As for working with Monte I love Monte and would like to do something with him for AU. We had a writer issue on Necromancer's Game, which happens unfortunately. Right now we dont have anything planned, but I am open to the idea and I'm sure Monte and I will talk about it.
Which brings me to perhaps one of my coolest and saddest D&D moments.
Not this last GenCon but the one before, I had a cool experience. My business partner, Bill Webb and I put together an impromptu Saturday night game of D&D. This was kind of "insider stuff". As a publisher, the cons are tiring. You are there all day talking and meeting and greeting and selling and scouting and just doing everything go go go all day. Then all night, if you are sick and twisted like Bill and I, you are out getting totally hammered and kicking it at the WW parties with hot larp chicks in latex and heading back to various hotel rooms for afterparties with people you never thought you'd meet. Which, I might add, doesnt exactly help you get through the next full day of talking and meeting and greeting and selling and scouting and just doing everything go go go all day. It a vicious cycle. And by the end of the con you are saying "never again" and "where did I leave my cell phone" and things like that.
So....to make a long story short, that GenCon Bill and I talked Monte Cook, Stewart and Steve Wieck (the guys who own WW) and some prominent artists and writers in the industry into meeting up real late night on Saturday night (after some warm up debauchery, though not Monte, he didnt partake in the debauchery); we met back up at the con hall and sat down and played a one-off game of D&D. Bill ran the adventure. It was amazing. Monte played a wizard, surpise surpise. Boy this story is getting long. In any event, it was pretty surreal to be there in the hall playing D&D with these guys who had such an impact on gaming. And the funny thing is there were a ton of LARP types around playing and here we are sitting at our table and the people who created LARPING (the owners of WW, Steve and Stewart) were right there and they had no clue. But the real funny part was when we needed to check a rule we didnt have to crack a book. We would say "hey Monte, how does this work." Or if a rule dispute came up we just said "hey Monte, what did you guys mean with this?" It was hillarious.

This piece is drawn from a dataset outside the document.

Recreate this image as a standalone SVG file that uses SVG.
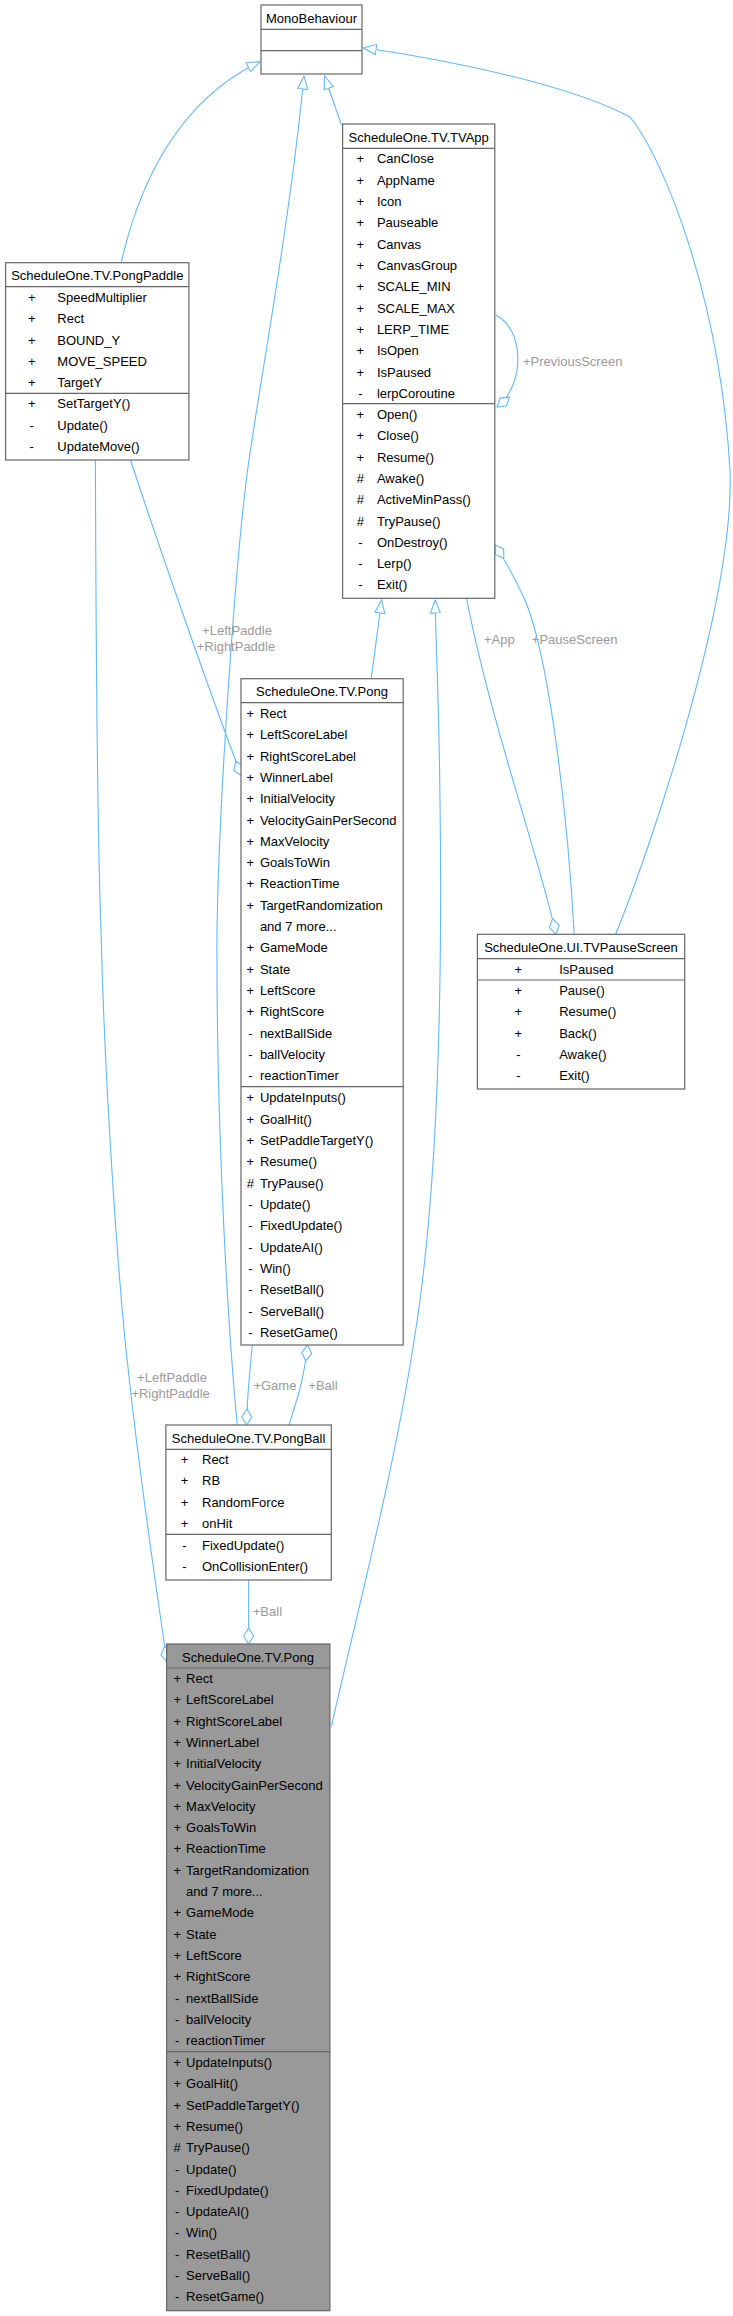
<svg xmlns="http://www.w3.org/2000/svg" width="733" height="2316" viewBox="0 0 733 2316">
<style>
.box{fill:#ffffff;stroke:#666666;stroke-width:1.2}
.hl{fill:#999999;stroke:#666666;stroke-width:1.2}
.sep{stroke:#666666;stroke-width:1.2}
text{font-family:"Liberation Sans",Arial,Helvetica,sans-serif;font-size:13px;fill:#000000}
.c{text-anchor:middle}
.lbl{fill:#9a9a9a}
.e{fill:none;stroke:#63b8ff;stroke-width:1.1}
.inh{marker-end:url(#tri)}
.agg{marker-end:url(#dia)}
</style>
<defs>
<marker id="tri" markerUnits="userSpaceOnUse" viewBox="0 0 14 12" markerWidth="14" markerHeight="12" refX="13.5" refY="6" orient="auto"><path d="M0.5,1 L13.5,6 L0.5,11 Z" fill="#ffffff" stroke="#63b8ff" stroke-width="1.1"/></marker>
<marker id="dia" markerUnits="userSpaceOnUse" viewBox="0 0 17 12" markerWidth="17" markerHeight="12" refX="16.5" refY="6" orient="auto"><path d="M0.5,6 L8.5,1 L16.5,6 L8.5,11 Z" fill="#ffffff" stroke="#63b8ff" stroke-width="1.1"/></marker>
</defs>
<rect width="733" height="2316" fill="#ffffff"/>

<g id="edges">
<path class="e inh" d="M121.2,262.7 C140,180 180,100 259.9,61.7"/>
<path class="e inh" d="M237.3,1425 C230,1350 216,1150 217,930 C219,800 236,550 249,460 C262,370 290,220 304,76"/>
<path class="e inh" d="M341.5,125 L324.5,76"/>
<path class="e inh" d="M615.6,934.3 C650,850 735,600 730,470 C720,300 665,160 630,117 C570,85 450,60 363.2,47.7"/>
<path class="e inh" d="M371.2,678.7 L381.6,600"/>
<path class="e inh" d="M331.3,1726.7 C360,1600 400,1450 420,1300 C440,1150 442,950 440,800 C439,700 436,650 435.2,600"/>
<path class="e agg" d="M130.6,460 C150,520 205,680 241.5,776"/>
<path class="e agg" d="M95.4,460 C96,650 98,850 101,930 C105,1100 120,1300 128.3,1370 C140,1480 155,1580 167,1662"/>
<path class="e agg" d="M466.6,598.3 C490,720 540,860 556,934.3"/>
<path class="e agg" d="M574.2,934.3 C568,820 550,660 525,600 C515,578 505,560 495,545"/>
<path class="e agg" d="M495.8,315 C525,330 525,385 497,407"/>
<path class="e agg" d="M252.3,1345 C250,1370 247,1395 246.7,1425"/>
<path class="e agg" d="M289,1425 C297,1400 304,1380 307.5,1345"/>
<path class="e agg" d="M248.6,1580 L248.6,1644"/>
<text class="lbl" x="523" y="366.2">+PreviousScreen</text>
<text class="lbl c" x="237" y="634.5">+LeftPaddle</text>
<text class="lbl c" x="236" y="651.2">+RightPaddle</text>
<text class="lbl c" x="499.3" y="643.5">+App</text>
<text class="lbl c" x="574.7" y="643.5">+PauseScreen</text>
<text class="lbl c" x="172" y="1381.8">+LeftPaddle</text>
<text class="lbl c" x="170.6" y="1397.8">+RightPaddle</text>
<text class="lbl c" x="274.9" y="1389.8">+Game</text>
<text class="lbl c" x="323" y="1389.8">+Ball</text>
<text class="lbl c" x="267.4" y="1616.2">+Ball</text>
</g>

<g id="MonoBehaviour">
<rect class="box" x="261" y="5" width="101" height="69"/>
<line class="sep" x1="261" y1="29.3" x2="362" y2="29.3"/>
<line class="sep" x1="261" y1="50.7" x2="362" y2="50.7"/>
<text class="c" x="311.5" y="22.8">MonoBehaviour</text>
</g>

<g id="TVApp">
<rect class="box" x="342.6" y="124" width="152.2" height="474.3"/>
<line class="sep" x1="342.6" y1="148.3" x2="494.8" y2="148.3"/>
<line class="sep" x1="342.6" y1="403.7" x2="494.8" y2="403.7"/>
<text class="c" x="418.7" y="141.8">ScheduleOne.TV.TVApp</text>
<g class="c">
<text x="360.4" y="163.2">+</text><text x="360.4" y="184.5">+</text><text x="360.4" y="205.9">+</text><text x="360.4" y="227.2">+</text><text x="360.4" y="248.5">+</text><text x="360.4" y="269.9">+</text><text x="360.4" y="291.2">+</text><text x="360.4" y="312.5">+</text><text x="360.4" y="333.8">+</text><text x="360.4" y="355.2">+</text><text x="360.4" y="376.5">+</text><text x="360.4" y="397.8">-</text>
<text x="360.4" y="418.8">+</text><text x="360.4" y="440.1">+</text><text x="360.4" y="461.5">+</text><text x="360.4" y="482.8">#</text><text x="360.4" y="504.1">#</text><text x="360.4" y="525.5">#</text><text x="360.4" y="546.8">-</text><text x="360.4" y="568.1">-</text><text x="360.4" y="589.4">-</text>
</g>
<text x="376.9" y="163.2">CanClose</text>
<text x="376.9" y="184.5">AppName</text>
<text x="376.9" y="205.9">Icon</text>
<text x="376.9" y="227.2">Pauseable</text>
<text x="376.9" y="248.5">Canvas</text>
<text x="376.9" y="269.9">CanvasGroup</text>
<text x="376.9" y="291.2">SCALE_MIN</text>
<text x="376.9" y="312.5">SCALE_MAX</text>
<text x="376.9" y="333.8">LERP_TIME</text>
<text x="376.9" y="355.2">IsOpen</text>
<text x="376.9" y="376.5">IsPaused</text>
<text x="376.9" y="397.8">lerpCoroutine</text>
<text x="376.9" y="418.8">Open()</text>
<text x="376.9" y="440.1">Close()</text>
<text x="376.9" y="461.5">Resume()</text>
<text x="376.9" y="482.8">Awake()</text>
<text x="376.9" y="504.1">ActiveMinPass()</text>
<text x="376.9" y="525.5">TryPause()</text>
<text x="376.9" y="546.8">OnDestroy()</text>
<text x="376.9" y="568.1">Lerp()</text>
<text x="376.9" y="589.4">Exit()</text>
</g>

<g id="PongPaddle">
<rect class="box" x="5.6" y="262.7" width="183.3" height="197.3"/>
<line class="sep" x1="5.6" y1="286.7" x2="188.9" y2="286.7"/>
<line class="sep" x1="5.6" y1="393.3" x2="188.9" y2="393.3"/>
<text class="c" x="97.3" y="279.8">ScheduleOne.TV.PongPaddle</text>
<g class="c">
<text x="31.7" y="301.8">+</text><text x="31.7" y="323.1">+</text><text x="31.7" y="344.5">+</text><text x="31.7" y="365.8">+</text><text x="31.7" y="387.1">+</text>
<text x="31.7" y="408.2">+</text><text x="31.7" y="429.5">-</text><text x="31.7" y="450.9">-</text>
</g>
<text x="57.3" y="301.8">SpeedMultiplier</text>
<text x="57.3" y="323.1">Rect</text>
<text x="57.3" y="344.5">BOUND_Y</text>
<text x="57.3" y="365.8">MOVE_SPEED</text>
<text x="57.3" y="387.1">TargetY</text>
<text x="57.3" y="408.2">SetTargetY()</text>
<text x="57.3" y="429.5">Update()</text>
<text x="57.3" y="450.9">UpdateMove()</text>
</g>

<g id="Pong">
<rect class="box" x="241" y="678.7" width="162.2" height="666.3"/>
<line class="sep" x1="241" y1="702.7" x2="403.2" y2="702.7"/>
<line class="sep" x1="241" y1="1086.7" x2="403.2" y2="1086.7"/>
<text class="c" x="322" y="696.2">ScheduleOne.TV.Pong</text>
<g class="c">
<text x="250.3" y="717.8">+</text><text x="250.3" y="739.1">+</text><text x="250.3" y="760.5">+</text><text x="250.3" y="781.8">+</text><text x="250.3" y="803.1">+</text><text x="250.3" y="824.5">+</text><text x="250.3" y="845.8">+</text><text x="250.3" y="867.1">+</text><text x="250.3" y="888.4">+</text><text x="250.3" y="909.8">+</text>
<text x="250.3" y="952.4">+</text><text x="250.3" y="973.8">+</text><text x="250.3" y="995.1">+</text><text x="250.3" y="1016.4">+</text><text x="250.3" y="1037.8">-</text><text x="250.3" y="1059.1">-</text><text x="250.3" y="1080.4">-</text>
<text x="250.3" y="1102.2">+</text><text x="250.3" y="1123.5">+</text><text x="250.3" y="1144.9">+</text><text x="250.3" y="1166.2">+</text><text x="250.3" y="1187.5">#</text><text x="250.3" y="1208.9">-</text><text x="250.3" y="1230.2">-</text><text x="250.3" y="1251.5">-</text><text x="250.3" y="1272.8">-</text><text x="250.3" y="1294.2">-</text><text x="250.3" y="1315.5">-</text><text x="250.3" y="1336.8">-</text>
</g>
<text x="259.9" y="717.8">Rect</text>
<text x="259.9" y="739.1">LeftScoreLabel</text>
<text x="259.9" y="760.5">RightScoreLabel</text>
<text x="259.9" y="781.8">WinnerLabel</text>
<text x="259.9" y="803.1">InitialVelocity</text>
<text x="259.9" y="824.5">VelocityGainPerSecond</text>
<text x="259.9" y="845.8">MaxVelocity</text>
<text x="259.9" y="867.1">GoalsToWin</text>
<text x="259.9" y="888.4">ReactionTime</text>
<text x="259.9" y="909.8">TargetRandomization</text>
<text x="259.9" y="931.1">and 7 more...</text>
<text x="259.9" y="952.4">GameMode</text>
<text x="259.9" y="973.8">State</text>
<text x="259.9" y="995.1">LeftScore</text>
<text x="259.9" y="1016.4">RightScore</text>
<text x="259.9" y="1037.8">nextBallSide</text>
<text x="259.9" y="1059.1">ballVelocity</text>
<text x="259.9" y="1080.4">reactionTimer</text>
<text x="259.9" y="1102.2">UpdateInputs()</text>
<text x="259.9" y="1123.5">GoalHit()</text>
<text x="259.9" y="1144.9">SetPaddleTargetY()</text>
<text x="259.9" y="1166.2">Resume()</text>
<text x="259.9" y="1187.5">TryPause()</text>
<text x="259.9" y="1208.9">Update()</text>
<text x="259.9" y="1230.2">FixedUpdate()</text>
<text x="259.9" y="1251.5">UpdateAI()</text>
<text x="259.9" y="1272.8">Win()</text>
<text x="259.9" y="1294.2">ResetBall()</text>
<text x="259.9" y="1315.5">ServeBall()</text>
<text x="259.9" y="1336.8">ResetGame()</text>
</g>

<g id="TVPauseScreen">
<rect class="box" x="477.4" y="934.3" width="207.3" height="154.7"/>
<line class="sep" x1="477.4" y1="958.7" x2="684.7" y2="958.7"/>
<line class="sep" x1="477.4" y1="980" x2="684.7" y2="980"/>
<text class="c" x="581" y="952.2">ScheduleOne.UI.TVPauseScreen</text>
<g class="c">
<text x="518.3" y="973.8">+</text>
<text x="518.3" y="994.8">+</text><text x="518.3" y="1016.1">+</text><text x="518.3" y="1037.5">+</text><text x="518.3" y="1058.8">-</text><text x="518.3" y="1080.1">-</text>
</g>
<text x="559.2" y="973.8">IsPaused</text>
<text x="559.2" y="994.8">Pause()</text>
<text x="559.2" y="1016.1">Resume()</text>
<text x="559.2" y="1037.5">Back()</text>
<text x="559.2" y="1058.8">Awake()</text>
<text x="559.2" y="1080.1">Exit()</text>
</g>

<g id="PongBall">
<rect class="box" x="165.9" y="1425" width="165.4" height="155"/>
<line class="sep" x1="165.9" y1="1449.3" x2="331.3" y2="1449.3"/>
<line class="sep" x1="165.9" y1="1534.3" x2="331.3" y2="1534.3"/>
<text class="c" x="248.6" y="1442.8">ScheduleOne.TV.PongBall</text>
<g class="c">
<text x="184.5" y="1463.8">+</text><text x="184.5" y="1485.1">+</text><text x="184.5" y="1506.5">+</text><text x="184.5" y="1527.8">+</text>
<text x="184.5" y="1549.8">-</text><text x="184.5" y="1571.1">-</text>
</g>
<text x="202" y="1463.8">Rect</text>
<text x="202" y="1485.1">RB</text>
<text x="202" y="1506.5">RandomForce</text>
<text x="202" y="1527.8">onHit</text>
<text x="202" y="1549.8">FixedUpdate()</text>
<text x="202" y="1571.1">OnCollisionEnter()</text>
</g>

<g id="PongFocus">
<rect class="hl" x="166.6" y="1644" width="163.3" height="666.7"/>
<line class="sep" x1="166.6" y1="1668" x2="329.9" y2="1668"/>
<line class="sep" x1="166.6" y1="2051.7" x2="329.9" y2="2051.7"/>
<text class="c" x="248" y="1661.8">ScheduleOne.TV.Pong</text>
<g class="c">
<text x="177.2" y="1682.8">+</text><text x="177.2" y="1704.1">+</text><text x="177.2" y="1725.5">+</text><text x="177.2" y="1746.8">+</text><text x="177.2" y="1768.1">+</text><text x="177.2" y="1789.5">+</text><text x="177.2" y="1810.8">+</text><text x="177.2" y="1832.1">+</text><text x="177.2" y="1853.4">+</text><text x="177.2" y="1874.8">+</text>
<text x="177.2" y="1917.4">+</text><text x="177.2" y="1938.8">+</text><text x="177.2" y="1960.1">+</text><text x="177.2" y="1981.4">+</text><text x="177.2" y="2002.8">-</text><text x="177.2" y="2024.1">-</text><text x="177.2" y="2045.4">-</text>
<text x="177.2" y="2066.8">+</text><text x="177.2" y="2088.1">+</text><text x="177.2" y="2109.5">+</text><text x="177.2" y="2130.8">+</text><text x="177.2" y="2152.1">#</text><text x="177.2" y="2173.5">-</text><text x="177.2" y="2194.8">-</text><text x="177.2" y="2216.1">-</text><text x="177.2" y="2237.4">-</text><text x="177.2" y="2258.8">-</text><text x="177.2" y="2280.1">-</text><text x="177.2" y="2301.4">-</text>
</g>
<text x="186.1" y="1682.8">Rect</text>
<text x="186.1" y="1704.1">LeftScoreLabel</text>
<text x="186.1" y="1725.5">RightScoreLabel</text>
<text x="186.1" y="1746.8">WinnerLabel</text>
<text x="186.1" y="1768.1">InitialVelocity</text>
<text x="186.1" y="1789.5">VelocityGainPerSecond</text>
<text x="186.1" y="1810.8">MaxVelocity</text>
<text x="186.1" y="1832.1">GoalsToWin</text>
<text x="186.1" y="1853.4">ReactionTime</text>
<text x="186.1" y="1874.8">TargetRandomization</text>
<text x="186.1" y="1896.1">and 7 more...</text>
<text x="186.1" y="1917.4">GameMode</text>
<text x="186.1" y="1938.8">State</text>
<text x="186.1" y="1960.1">LeftScore</text>
<text x="186.1" y="1981.4">RightScore</text>
<text x="186.1" y="2002.8">nextBallSide</text>
<text x="186.1" y="2024.1">ballVelocity</text>
<text x="186.1" y="2045.4">reactionTimer</text>
<text x="186.1" y="2066.8">UpdateInputs()</text>
<text x="186.1" y="2088.1">GoalHit()</text>
<text x="186.1" y="2109.5">SetPaddleTargetY()</text>
<text x="186.1" y="2130.8">Resume()</text>
<text x="186.1" y="2152.1">TryPause()</text>
<text x="186.1" y="2173.5">Update()</text>
<text x="186.1" y="2194.8">FixedUpdate()</text>
<text x="186.1" y="2216.1">UpdateAI()</text>
<text x="186.1" y="2237.4">Win()</text>
<text x="186.1" y="2258.8">ResetBall()</text>
<text x="186.1" y="2280.1">ServeBall()</text>
<text x="186.1" y="2301.4">ResetGame()</text>
</g>
</svg>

The sad part is that earlier in the day I watched as Gygax ran an adventure for a table full of poeple on some side table outside of the main halls over in a corner. And thousands of people walked by and no one really knew who he was. Maybe he watned it that way, but it was sad to see the house he built--literally--and her he is running a game in obscurity on a side table. I like Gary alot. Bill and I took him out to dinner the previous year to this great steakhouse. And we all drank expensive wine and Gary regaled us with tales of the heyday of TSR. Man, those were some stories.
I dont know why I got on all of this. Ohj yeah, I just scrolled up. Working with Monte led me to think about that game I played where Monte played a wizard and how cool that whole thing was. That night will probably be one of my most beloved memories from all of my involvement with d20 and D&D. That game was just pure unadulterated fun playing D&D. I guess somewhere in my heart it makes me happy to know that the guys who write the game and who own the companies love to game so much. Seriously, Steve Wieck (who is my height--about 6'5"--and who is a black belt martial artist, and who is the most cool, mellow, unassuming guy you could meet) playing a halfling rogue was unforgettable.